▽
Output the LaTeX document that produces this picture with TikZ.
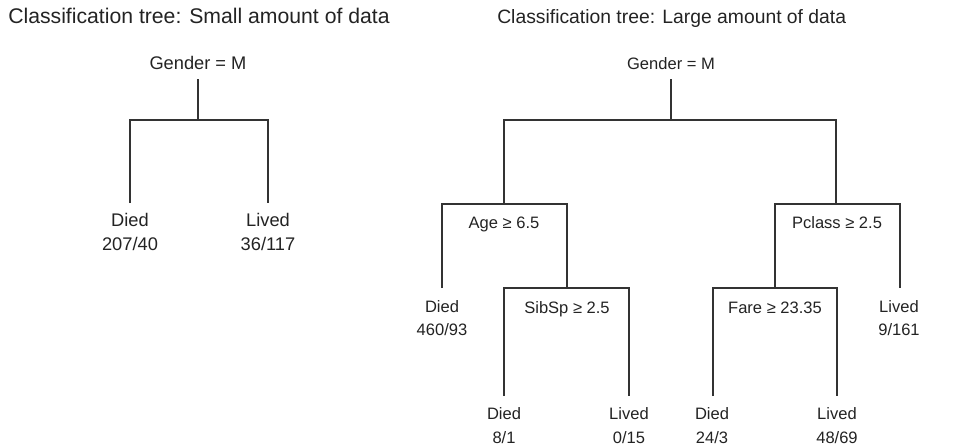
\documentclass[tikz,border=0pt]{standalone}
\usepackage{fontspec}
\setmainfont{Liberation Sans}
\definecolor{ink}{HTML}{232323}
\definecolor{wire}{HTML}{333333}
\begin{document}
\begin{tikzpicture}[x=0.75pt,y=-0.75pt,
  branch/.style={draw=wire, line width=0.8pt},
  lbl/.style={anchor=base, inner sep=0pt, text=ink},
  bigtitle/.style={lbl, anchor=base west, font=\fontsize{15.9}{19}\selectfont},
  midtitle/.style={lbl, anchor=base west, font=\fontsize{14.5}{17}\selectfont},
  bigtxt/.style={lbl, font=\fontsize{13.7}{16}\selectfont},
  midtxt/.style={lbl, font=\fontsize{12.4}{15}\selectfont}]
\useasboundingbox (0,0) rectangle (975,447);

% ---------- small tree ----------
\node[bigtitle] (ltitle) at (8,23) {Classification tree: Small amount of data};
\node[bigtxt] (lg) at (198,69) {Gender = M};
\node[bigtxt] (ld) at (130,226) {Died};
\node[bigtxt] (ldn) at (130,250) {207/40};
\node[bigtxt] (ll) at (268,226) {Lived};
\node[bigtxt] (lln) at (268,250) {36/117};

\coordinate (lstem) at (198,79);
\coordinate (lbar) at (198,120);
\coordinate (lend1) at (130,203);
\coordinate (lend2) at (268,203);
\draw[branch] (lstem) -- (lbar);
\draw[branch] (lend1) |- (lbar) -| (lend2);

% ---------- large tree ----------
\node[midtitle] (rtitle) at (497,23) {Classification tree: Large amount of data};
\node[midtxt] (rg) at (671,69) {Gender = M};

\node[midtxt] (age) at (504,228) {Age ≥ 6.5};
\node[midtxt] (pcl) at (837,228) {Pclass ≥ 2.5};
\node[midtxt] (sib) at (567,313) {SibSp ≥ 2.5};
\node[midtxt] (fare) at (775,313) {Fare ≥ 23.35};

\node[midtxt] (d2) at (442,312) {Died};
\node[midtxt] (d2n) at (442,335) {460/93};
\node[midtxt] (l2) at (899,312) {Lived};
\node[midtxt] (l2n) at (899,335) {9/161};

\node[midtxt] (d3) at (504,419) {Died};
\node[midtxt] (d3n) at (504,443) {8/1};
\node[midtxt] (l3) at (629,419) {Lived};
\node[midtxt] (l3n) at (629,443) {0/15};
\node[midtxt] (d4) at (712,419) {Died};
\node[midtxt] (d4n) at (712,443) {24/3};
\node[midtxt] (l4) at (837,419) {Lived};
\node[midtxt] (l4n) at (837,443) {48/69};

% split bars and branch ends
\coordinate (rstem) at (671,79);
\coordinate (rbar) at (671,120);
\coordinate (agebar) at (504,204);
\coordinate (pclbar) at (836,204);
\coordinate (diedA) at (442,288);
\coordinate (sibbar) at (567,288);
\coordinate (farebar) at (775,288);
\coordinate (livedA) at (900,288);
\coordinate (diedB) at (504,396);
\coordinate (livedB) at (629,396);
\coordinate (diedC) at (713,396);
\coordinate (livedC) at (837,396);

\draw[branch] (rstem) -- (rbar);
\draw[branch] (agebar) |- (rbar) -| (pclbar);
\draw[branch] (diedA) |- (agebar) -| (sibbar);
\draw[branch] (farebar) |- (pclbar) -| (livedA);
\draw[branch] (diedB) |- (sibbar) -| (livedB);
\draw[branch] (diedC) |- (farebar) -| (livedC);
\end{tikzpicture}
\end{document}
△
■ The task
All of the data above should be transcribed verbatim, with pictures omitted.

■ Answer to the exercise
Output the LaTeX document that produces this picture with TikZ.
\documentclass[tikz,border=0pt]{standalone}
\usepackage{fontspec}
\setmainfont{Liberation Sans}
\definecolor{ink}{HTML}{232323}
\definecolor{wire}{HTML}{333333}
\begin{document}
\begin{tikzpicture}[x=0.75pt,y=-0.75pt,
  branch/.style={draw=wire, line width=0.8pt},
  lbl/.style={anchor=base, inner sep=0pt, text=ink},
  bigtitle/.style={lbl, anchor=base west, font=\fontsize{15.9}{19}\selectfont},
  midtitle/.style={lbl, anchor=base west, font=\fontsize{14.5}{17}\selectfont},
  bigtxt/.style={lbl, font=\fontsize{13.7}{16}\selectfont},
  midtxt/.style={lbl, font=\fontsize{12.4}{15}\selectfont}]
\useasboundingbox (0,0) rectangle (975,447);

% ---------- small tree ----------
\node[bigtitle] (ltitle) at (8,23) {Classification tree: Small amount of data};
\node[bigtxt] (lg) at (198,69) {Gender = M};
\node[bigtxt] (ld) at (130,226) {Died};
\node[bigtxt] (ldn) at (130,250) {207/40};
\node[bigtxt] (ll) at (268,226) {Lived};
\node[bigtxt] (lln) at (268,250) {36/117};

\coordinate (lstem) at (198,79);
\coordinate (lbar) at (198,120);
\coordinate (lend1) at (130,203);
\coordinate (lend2) at (268,203);
\draw[branch] (lstem) -- (lbar);
\draw[branch] (lend1) |- (lbar) -| (lend2);

% ---------- large tree ----------
\node[midtitle] (rtitle) at (497,23) {Classification tree: Large amount of data};
\node[midtxt] (rg) at (671,69) {Gender = M};

\node[midtxt] (age) at (504,228) {Age ≥ 6.5};
\node[midtxt] (pcl) at (837,228) {Pclass ≥ 2.5};
\node[midtxt] (sib) at (567,313) {SibSp ≥ 2.5};
\node[midtxt] (fare) at (775,313) {Fare ≥ 23.35};

\node[midtxt] (d2) at (442,312) {Died};
\node[midtxt] (d2n) at (442,335) {460/93};
\node[midtxt] (l2) at (899,312) {Lived};
\node[midtxt] (l2n) at (899,335) {9/161};

\node[midtxt] (d3) at (504,419) {Died};
\node[midtxt] (d3n) at (504,443) {8/1};
\node[midtxt] (l3) at (629,419) {Lived};
\node[midtxt] (l3n) at (629,443) {0/15};
\node[midtxt] (d4) at (712,419) {Died};
\node[midtxt] (d4n) at (712,443) {24/3};
\node[midtxt] (l4) at (837,419) {Lived};
\node[midtxt] (l4n) at (837,443) {48/69};

% split bars and branch ends
\coordinate (rstem) at (671,79);
\coordinate (rbar) at (671,120);
\coordinate (agebar) at (504,204);
\coordinate (pclbar) at (836,204);
\coordinate (diedA) at (442,288);
\coordinate (sibbar) at (567,288);
\coordinate (farebar) at (775,288);
\coordinate (livedA) at (900,288);
\coordinate (diedB) at (504,396);
\coordinate (livedB) at (629,396);
\coordinate (diedC) at (713,396);
\coordinate (livedC) at (837,396);

\draw[branch] (rstem) -- (rbar);
\draw[branch] (agebar) |- (rbar) -| (pclbar);
\draw[branch] (diedA) |- (agebar) -| (sibbar);
\draw[branch] (farebar) |- (pclbar) -| (livedA);
\draw[branch] (diedB) |- (sibbar) -| (livedB);
\draw[branch] (diedC) |- (farebar) -| (livedC);
\end{tikzpicture}
\end{document}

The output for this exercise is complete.